Marine Kang | 2026 I.S. Symposium

Name: Marine Kang
Title: Not Everyone Recovers from Disaster in the Same Way: Wildfire Risk, Insurance Premiums, and Income-Stratified Migration in California
Majors: Economics ; English
Advisors: Jancy Ling Liu; Jennifer Hayward
Wildfire risk in the United States is unevenly distributed, reflecting underlying socioeconomic differences rather than random exposure. While existing research typically finds that natural disasters induce population outflows, it largely focuses on realized migration and overlooks the possibility that households may face increasing pressure to relocate while being unable to do so. In addition, existing approaches remain limited in explaining how such constraints are experienced and interpreted across individuals. This paper develops a framework in which migration is a constrained decision shaped by both migration pressure and migration feasibility. Wildfire exposure raises the cost of remaining in place, yet simultaneously tightens household budget constraints, preventing relocation. Using a ZIP code ×quarter panel dataset for California from 2017q2 to 2023q1, I find that wildfire exposure does not lead to mass exit. Instead, it induces a short-run decline in both in-migration and out-migration—a “mobility freeze”—with no systematic change in net migration.
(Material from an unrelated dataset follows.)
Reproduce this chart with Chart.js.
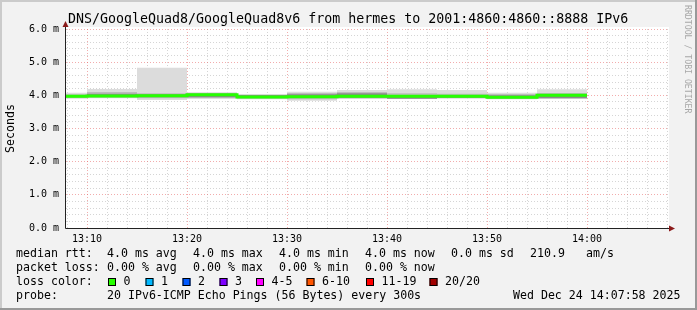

These effects attenuate over time and are stronger in lower-income and lower-wealth areas. I interpret these patterns as reflecting a tension between increased migration pressure and reduced migration feasibility, for which insurance market responses provide a plausible mechanism. Rising premiums, reduced coverage, and insurer withdrawal increase the cost of remaining while limiting households’ ability to move. To interpret these dynamics, I draw on environmental humanities to conceptualize mobility freeze as constrained agency under environmental risk, where the same shock produces uneven lived experiences across socioeconomic groups. Overall, this paper highlights constrained mobility as a central adjustment to environmental risk and provides evidence that the ability to move is unequally distributed, while the experience of environmental risk varies across socioeconomic groups.
Posted in Symposium 2026 on May 1, 2026.